Equipment
Ingredients
Parsley Pesto
- 30 g flat-leaf parsley, leaves picked and washed
- 1 garlic, peeled
- 20 g pine nuts, lightly toasted
- 60 ml extra virgin olive oil
- 15 ml lemon juice, freshly squeezed
- 2 g sea salt
Winter Vegetables
- 100 g leek, white and light green parts only, washed thoroughly
- 100 g carrot, peeled
- 100 g parsnip, peeled
- 30 g unsalted butter
Scallops and Broth
- 600 g queen scallops, cleaned, adductor muscles removed
- 500 ml fish stock, high quality or homemade
- 50 ml dry white wine
- 2 fresh thyme, whole sprigs
Nutrition (per serving)
Method
Combine the flat-leaf parsley, garlic, toasted pine nuts, lemon juice, extra virgin olive oil, and sea salt in a food processor. Blend until a smooth, vibrant green pesto forms. Taste for seasoning, adjust if necessary, and set aside.
Using a chef's knife and cutting board, carefully cut the leek, carrot, and parsnip into fine, even matchsticks to ensure they cook quickly and uniformly.
Melt the unsalted butter in a sauté pan over medium heat. Add the julienned winter vegetables and cook gently, stirring occasionally, until softened but still retaining a slight bite. Remove from heat and cover to keep warm.
Rinse the queen scallops briefly under cold water and pat them completely dry with paper towels. Thoroughly wash your hands and immediately sanitize the cutting board or any surfaces that came into contact with the raw seafood to prevent cross-contamination.
In a saucepan, combine the fish stock, dry white wine, and fresh thyme sprigs. Bring the liquid to a gentle, steady simmer, maintaining a temperature of approximately 85°C (185°F). Do not allow it to reach a rolling boil.
Using a slotted spoon, gently lower the prepared scallops into the simmering stock. Poach for exactly 1 to 2 minutes until just opaque. For vulnerable populations, ensure the scallops reach a safe internal temperature of 63°C (145°F), though for optimal culinary texture they are traditionally served having reached 54°C (130°F).

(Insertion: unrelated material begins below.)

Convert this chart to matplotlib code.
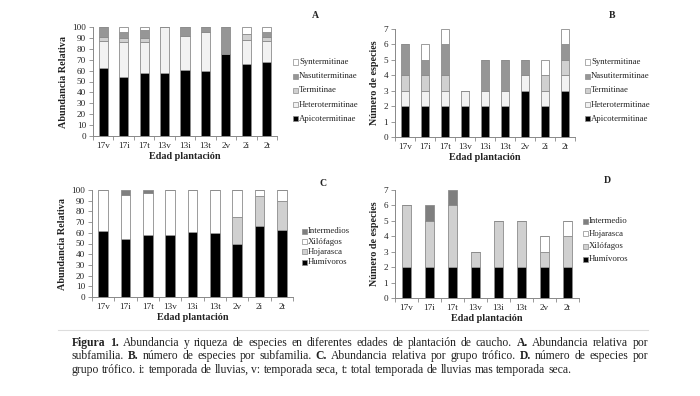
import matplotlib
matplotlib.use("Agg")
import matplotlib.pyplot as plt
import numpy as np

plt.rcParams['font.family'] = ['Liberation Serif', 'DejaVu Serif']

# ---------------- data ----------------
cats9 = ["17v", "17i", "17t", "13v", "13i", "13t", "2v", "2i", "2t"]
cats8 = ["17v", "17i", "17t", "13v", "13i", "13t", "2v", "2t"]

subfam = ["Apicotermitinae", "Heterotermitinae", "Termitinae", "Nasutitermitinae", "Syntermitinae"]
# Panel A: relative abundance by subfamily
a_apico = [62, 54, 58, 58, 61, 59.5, 75, 66.5, 68]
a_hetero = [25, 32, 28, 42, 31, 36, 0, 21.5, 19]
a_termi = [4, 4, 4, 0, 0, 0, 0, 6, 4]
a_nasuti = [9, 5, 7, 0, 8, 4.5, 25, 0, 4]
a_synter = [0, 5, 3, 0, 0, 0, 0, 6, 5]

# Panel B: number of species by subfamily
b_apico = [2, 2, 2, 2, 2, 2, 3, 2, 3]
b_hetero = [1, 1, 1, 1, 1, 1, 1, 1, 1]
b_termi = [1, 1, 1, 0, 0, 0, 0, 1, 1]
b_nasuti = [2, 1, 2, 0, 2, 2, 1, 0, 1]
b_synter = [0, 1, 1, 0, 0, 0, 0, 1, 1]

# Panel C: relative abundance by trophic group
c_groups = ["Humívoros", "Hojarasca", "Xilófagos", "Intermedios"]
c_humi = [62, 54, 58, 58, 61, 59.5, 50, 66, 63]
c_hoja = [0, 0, 0, 0, 0, 0, 25, 28, 27]
c_xilo = [38, 41, 39, 42, 39, 40.5, 25, 6, 10]
c_inter = [0, 5, 3, 0, 0, 0, 0, 0, 0]

# Panel D: number of species by trophic group
d_groups = ["Humívoros", "Xilófagos", "Hojarasca", "Intermedio"]
d_humi = [2, 2, 2, 2, 2, 2, 2, 2]
d_xilo = [4, 3, 4, 1, 3, 3, 1, 2]
d_hoja = [0, 0, 0, 0, 0, 0, 1, 1]
d_inter = [0, 1, 1, 0, 0, 0, 0, 0]

# caption segments: (text, bold)
cap_lines = [
    [("Figura 1.", True), ("Abundancia y riqueza de especies en diferentes edades de plantación de caucho.", False),
     ("A.", True), ("Abundancia relativa por", False)],
    [("subfamilia.", False), ("B.", True), ("número de especies por subfamilia.", False), ("C.", True),
     ("Abundancia relativa por grupo trófico.", False), ("D.", True), ("número de especies por", False)],
    [("grupo trófico. i: temporada de lluvias, v: temporada seca, t: total temporada de lluvias mas temporada seca.", False)],
]

# ---------------- style ----------------
BLACK = "#000000"
VLIGHT = "#f2f2f2"
LIGHT = "#d0d0d0"
GRAY = "#969696"
DGRAY = "#7f7f7f"
WHITE = "#ffffff"
EDGE = "#8c8c8c"
TXT = "#222222"

W, H = 700, 396
fig = plt.figure(figsize=(W / 100, H / 100), dpi=100)


def px_axes(l, t, r, b):
    return fig.add_axes([l / W, 1 - b / H, (r - l) / W, (b - t) / H])


def draw(ax, cats, series, colors, labels, ymax, yticks, ylabel, letter, width,
         leg_x, leg_y, leg_dy, letter_xy):
    x = np.arange(len(cats))
    bottom = np.zeros(len(cats))
    for vals, col in zip(series, colors):
        vals = np.array(vals, dtype=float)
        ax.bar(x, vals, width, bottom=bottom, color=col, edgecolor=EDGE, linewidth=0.6)
        bottom += vals
    ax.set_xlim(-0.5, len(cats) - 0.5)
    ax.set_ylim(0, ymax)
    ax.set_yticks(yticks)
    ax.set_yticklabels([str(v) for v in yticks], fontsize=6.6, color=TXT)
    ax.set_xticks(x)
    ax.set_xticklabels(cats, fontsize=6.6, color=TXT)
    ax.set_xticks(np.arange(-0.5, len(cats)), minor=True)
    ax.tick_params(axis='x', which='major', length=0, pad=4)
    ax.tick_params(axis='x', which='minor', length=3, color="#888888", width=0.6)
    ax.tick_params(axis='y', length=3, color="#888888", width=0.6, pad=2)
    for s in ['top', 'right']:
        ax.spines[s].set_visible(False)
    for s in ['left', 'bottom']:
        ax.spines[s].set_color("#888888")
        ax.spines[s].set_linewidth(0.7)
    ax.set_xlabel("Edad plantación", fontsize=7.3, fontweight='bold', color=TXT, labelpad=2)
    ax.set_ylabel(ylabel, fontsize=7.3, fontweight='bold', color=TXT, labelpad=3)
    for i, (col, lab) in enumerate(zip(colors[::-1], labels[::-1])):
        yy = leg_y + i * leg_dy
        fig.patches.append(plt.Rectangle((leg_x / W, 1 - (yy + 2.5) / H), 5 / W, 5 / H,
                                         transform=fig.transFigure, facecolor=col,
                                         edgecolor=EDGE, linewidth=0.5))
        fig.text((leg_x + 6) / W, 1 - yy / H, lab, fontsize=6.3, color=TXT,
                 va='center', ha='left')
    fig.text(letter_xy[0] / W, 1 - letter_xy[1] / H, letter, fontsize=7,
             fontweight='bold', color=TXT, ha='center', va='center')


sub_colors = [BLACK, VLIGHT, LIGHT, GRAY, WHITE]

axA = px_axes(93, 27, 277, 136)
draw(axA, cats9, [a_apico, a_hetero, a_termi, a_nasuti, a_synter], sub_colors, subfam,
     100, list(range(0, 101, 10)), "Abundancia Relativa", "A", 0.45,
     293, 62, 14.2, (315, 15))

axB = px_axes(395, 29, 575, 137)
draw(axB, cats9, [b_apico, b_hetero, b_termi, b_nasuti, b_synter], sub_colors, subfam,
     7, list(range(0, 8)), "Número de especies", "B", 0.43,
     585, 62, 14.2, (612, 15))

axC = px_axes(92, 190, 293, 297)
draw(axC, cats9, [c_humi, c_hoja, c_xilo, c_inter], [BLACK, LIGHT, WHITE, DGRAY], c_groups,
     100, list(range(0, 101, 10)), "Abundancia Relativa", "C", 0.42,
     302, 231, 10.5, (323, 183))

axD = px_axes(395, 190, 579, 298)
draw(axD, cats8, [d_humi, d_xilo, d_hoja, d_inter], [BLACK, LIGHT, WHITE, DGRAY], d_groups,
     7, list(range(0, 8)), "Número de especies", "D", 0.4,
     583, 221, 12.7, (607, 180))

# separator line
fig.add_artist(plt.Line2D([58 / W, 648 / W], [1 - 330 / H, 1 - 330 / H],
                          transform=fig.transFigure, color="#dddddd", linewidth=0.8))

# caption, placed word by word, justified lines 1-2
renderer = fig.canvas.get_renderer()
x0, x1 = 72, 648
FS = 8.35
probe1 = fig.text(0, 0, "a b", fontsize=FS)
probe2 = fig.text(0, 0, "ab", fontsize=FS)
space_w = probe1.get_window_extent(renderer).width - probe2.get_window_extent(renderer).width
probe1.remove()
probe2.remove()
for i, segs in enumerate(cap_lines):
    y = 1 - (343 + i * 13.3) / H
    words = []
    for s, b in segs:
        for wtxt in s.split(" "):
            t = fig.text(0, y, wtxt, fontsize=FS, color=TXT, ha='left', va='center',
                         fontweight='bold' if b else 'normal')
            words.append(t)
    widths = [t.get_window_extent(renderer).width for t in words]
    gap = space_w
    if i < 2 and len(words) > 1:
        gap = ((x1 - x0) - sum(widths)) / (len(words) - 1)
    x = x0
    for t, w in zip(words, widths):
        t.set_x(x / W)
        x += w + gap

fig.savefig("out.png", dpi=100)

Divide the warm sautéed vegetables evenly among four shallow bowls, creating a nest in the center of each. Use the slotted spoon to carefully lift the poached scallops from the liquid and arrange them elegantly over the vegetable beds.
Ladle a few tablespoons of the hot, aromatic poaching broth into the bottom of each bowl. Generously drizzle the vibrant parsley pesto over the scallops and serve immediately.
Chef's Notes
- Queen scallops are naturally smaller, sweeter, and more delicate than King scallops. They require significantly less cooking time; do not step away from the stove during the poaching phase.
- If you prefer a milder garlic flavor in your pesto, drop the whole peeled garlic clove into boiling water for 30 seconds to blanch it before blending.
- The quality of this dish relies entirely on the fish stock (fumet). Avoid dark or overly fishy stocks; a clear, lightly gelatinous stock made from white fish bones is ideal.
- Cutting your root vegetables into a precise, uniform julienne not only elevates the visual presentation but guarantees they will cook at the exact same rate, providing a refined textual contrast to the soft scallops.
Storage
Refrigerator: 1 day — Store leftover scallops, broth, vegetables, and pesto in separate airtight containers.
Reheating: Gently warm the broth and vegetables in a saucepan over low heat. Scallops should be eaten cold or at room temperature, as reheating will overcook them.